Electrons from the solar wind approach the comet. There's no magnetic field there to accelerate them, but there is a cloud of ionized atoms and molecules surrounding the comet. These charged particles create an overall electric field, weak and diffuse, but strong enough. When a solar wind electron flows into this field, it still gets accelerated. The electrons slam into the water molecules, breaking them apart into oxygen and hydrogen. These electrons in the atoms are excited (have extra energy), and they release that energy in the form of ultraviolet light.

That UV light is the glow of the aurora.
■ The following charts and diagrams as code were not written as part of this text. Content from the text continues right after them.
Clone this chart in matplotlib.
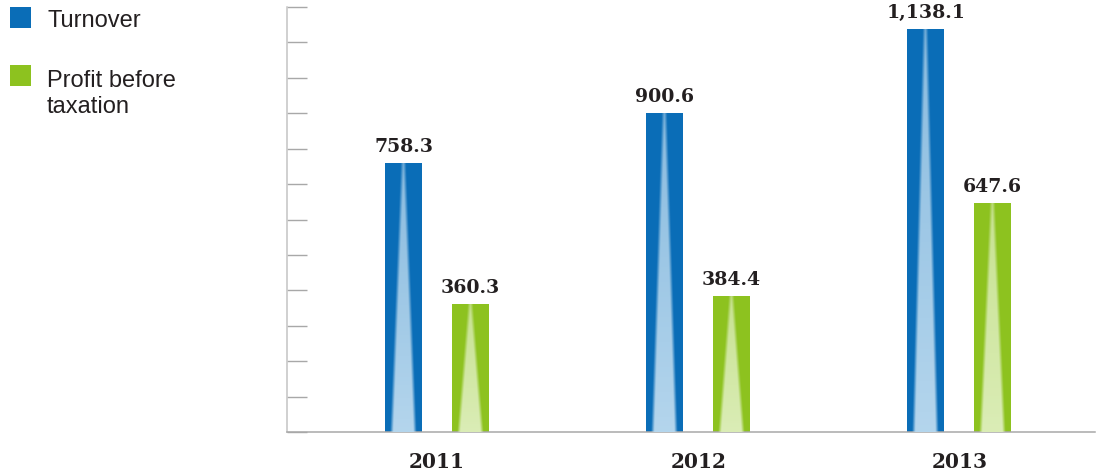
import numpy as np
import matplotlib
matplotlib.use("Agg")
import matplotlib.pyplot as plt
from matplotlib.patches import Rectangle

years = ["2011", "2012", "2013"]
turnover = [758.3, 900.6, 1138.1]
profit = [360.3, 384.4, 647.6]
value_labels_turnover = ["758.3", "900.6", "1,138.1"]
value_labels_profit = ["360.3", "384.4", "647.6"]
legend_labels = ["Turnover", "Profit before\ntaxation"]

BLUE = "#0a6db7"
GREEN = "#8dc21f"
BLUE_LIGHT = np.array([0.71, 0.84, 0.93])
GREEN_LIGHT = np.array([0.86, 0.93, 0.72])
TEXT = "#231f20"

W, H = 1098, 477
fig = plt.figure(figsize=(W / 100, H / 100), dpi=100)
ax = fig.add_axes([287 / W, 44 / H, 808 / W, 425 / H])

x = np.arange(len(years))
bw = 0.142
off = 0.128

bars_t = ax.bar(x - off, turnover, bw, color=BLUE, zorder=2)
bars_p = ax.bar(x + off, profit, bw, color=GREEN, zorder=2)


def shine(bar, light):
    nr, nc = 300, 80
    t = np.linspace(1, 0, nr)[:, None]  # row 0 = top
    u = np.linspace(0, 1, nc)[None, :]
    hw = 0.28 * (1 - t) + 0.03
    d = np.abs(u - 0.485)
    soft = 0.09
    a = np.clip((hw - d) / soft + 0.5, 0, 1)
    a = a * np.clip(0.75 + 0.25 * (1 - t), 0, 1)
    img = np.zeros((nr, nc, 4))
    img[..., :3] = light
    img[..., 3] = a
    x0 = bar.get_x()
    w = bar.get_width()
    h = bar.get_height()
    im = ax.imshow(img, extent=[x0, x0 + w, 0, h], aspect="auto",
                   zorder=3, interpolation="bilinear")
    im.set_clip_path(bar)


for b in bars_t:
    shine(b, BLUE_LIGHT)
for b in bars_p:
    shine(b, GREEN_LIGHT)

for bars, labs in ((bars_t, value_labels_turnover), (bars_p, value_labels_profit)):
    for b, lab in zip(bars, labs):
        ax.annotate(lab, (b.get_x() + b.get_width() / 2, b.get_height()),
                    xytext=(0, 8.6), textcoords="offset points",
                    ha="center", va="baseline", fontsize=13.6,
                    family="DejaVu Serif", fontweight="bold", color=TEXT)

for xi, yr in zip(x, years):
    ax.annotate(yr, (xi, 0), xycoords=("data", "axes fraction"),
                xytext=(0, -25.2), textcoords="offset points",
                ha="center", va="baseline", fontsize=14.5,
                family="DejaVu Serif", fontweight="bold", color=TEXT,
                annotation_clip=False)

ax.set_xlim(-0.575, 2.52)
ax.set_ylim(0, 1200)
ax.set_yticks(np.arange(0, 1201, 100))
ax.set_yticklabels([])
ax.set_xticks([])
ax.tick_params(axis="y", direction="in", length=14.4, width=1.0, color="#a8a8a8")
for s in ("top", "right"):
    ax.spines[s].set_visible(False)
for s in ("left", "bottom"):
    ax.spines[s].set_color("#a8a8a8")
    ax.spines[s].set_linewidth(1.1)
ax.spines["left"].set_color("#c4c4c4")

# legend
sq = [(10, 8), (10, 66)]
cols = [BLUE, GREEN]
txt_y = [27, 87]
for (lx, ly), c, lab, ty in zip(sq, cols, legend_labels, txt_y):
    fig.add_artist(Rectangle((lx / W, 1 - (ly + 21) / H), 21 / W, 21 / H,
                             transform=fig.transFigure, color=c, lw=0))
    for i, line in enumerate(lab.split("\n")):
        fig.text(47 / W, 1 - (ty + 26 * i) / H, line, ha="left", va="baseline",
                 fontsize=17, family="Liberation Sans", color=TEXT)

fig.savefig("out.png", dpi=100)
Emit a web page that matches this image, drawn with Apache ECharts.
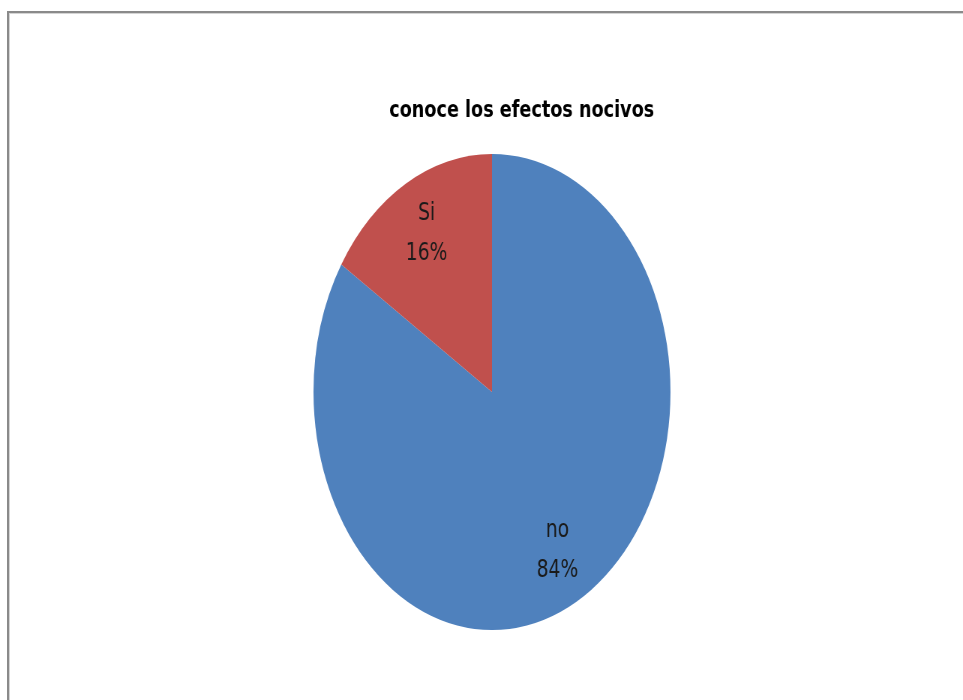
<!DOCTYPE html>
<html>
<head>
<meta charset="utf-8">
<script src="https://cdn.jsdelivr.net/npm/echarts@6/dist/echarts.min.js"></script>
<style>
  html, body { margin: 0; padding: 0; background: #fff; overflow: hidden; width: 963px; height: 700px; }
  #frame { position: absolute; left: 7px; top: 11px; width: 980px; height: 720px;
           border-top: 2px solid #8a8a8a; border-left: 2px solid #8a8a8a;
           box-shadow: inset 1px 1px 0 #d4d4d4; }
  #chart { position: absolute; left: 0; top: 0; width: 1284px; height: 700px;
           transform: scaleX(0.75); transform-origin: 0 0; }
</style>
</head>
<body>
<div id="frame"></div>
<div id="chart"></div>
<script>
const titleText = 'conoce los efectos nocivos';
const categories = ['no', 'Si'];
const values = [84, 16];
const colors = ['#4F81BD', '#C0504D'];

const pieData = categories.map((c, i) => ({ name: c, value: values[i], itemStyle: { color: colors[i] } }));
const labelData = categories.map((c, i) => ({ name: c, value: values[i] }));

const chart = echarts.init(document.getElementById('chart'), null, { renderer: 'canvas' });
chart.setOption({
  animation: false,
  backgroundColor: 'transparent',
  title: {
    text: titleText,
    left: 514,
    top: 94,
    textStyle: { fontFamily: 'DejaVu Sans', fontWeight: 'bold', fontSize: 23.5, color: '#000' }
  },
  series: [
    {
      type: 'pie',
      center: [656, 392],
      radius: [0, 238],
      startAngle: 90,
      clockwise: true,
      silent: true,
      label: { show: false },
      labelLine: { show: false },
      itemStyle: { borderWidth: 0 },
      data: pieData
    },
    {
      type: 'pie',
      center: [656, 392],
      radius: [118, 238],
      startAngle: 90,
      clockwise: true,
      silent: true,
      itemStyle: { color: 'rgba(0,0,0,0)', borderWidth: 0 },
      label: {
        show: true,
        position: 'inside',
        formatter: '{b}\n{d}%',
        fontFamily: 'DejaVu Sans',
        fontSize: 25,
        lineHeight: 40,
        color: '#1a1a1a'
      },
      labelLine: { show: false },
      data: labelData
    }
  ]
});
</script>
</body>
</html>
It's diffuse because the cloud around the comet nucleus is diffuse, so not like Earth's where we see the energy shaped into sheets and ribbons by our magnetic field. But the solar wind electrons were indeed accelerated, so I'm comfortable calling that an aurora.

We see aurorae around other astronomical bodies; Jupiter and Saturn have intense ones, Mars has a weak one, and Venus kinda sorta has one, though there's no local magnetic field involved. Some moons have one (like Ganymede), and aurorae have even been detected on rogue planets and other stars! But this is the first time it's ever been seen at a comet.

And this is the first comet that's been examined for an extended period up close, I'll note. Every comet that gets near the Sun generates a coma, so any comet with a cloud of gas around it should make an aurora as well. That's pretty cool! And useful; it allows scientists to study the composition of comets, the behavior of their comae, and even understand better the solar wind. Quite the bargain.

And this happened by putting together many observations from multiple instruments on Rosetta long after the mission ended and the spacecraft was shut down after touching down on 67P's surface. It shows that missions end, but science never does. There's always more to learn, even from older data.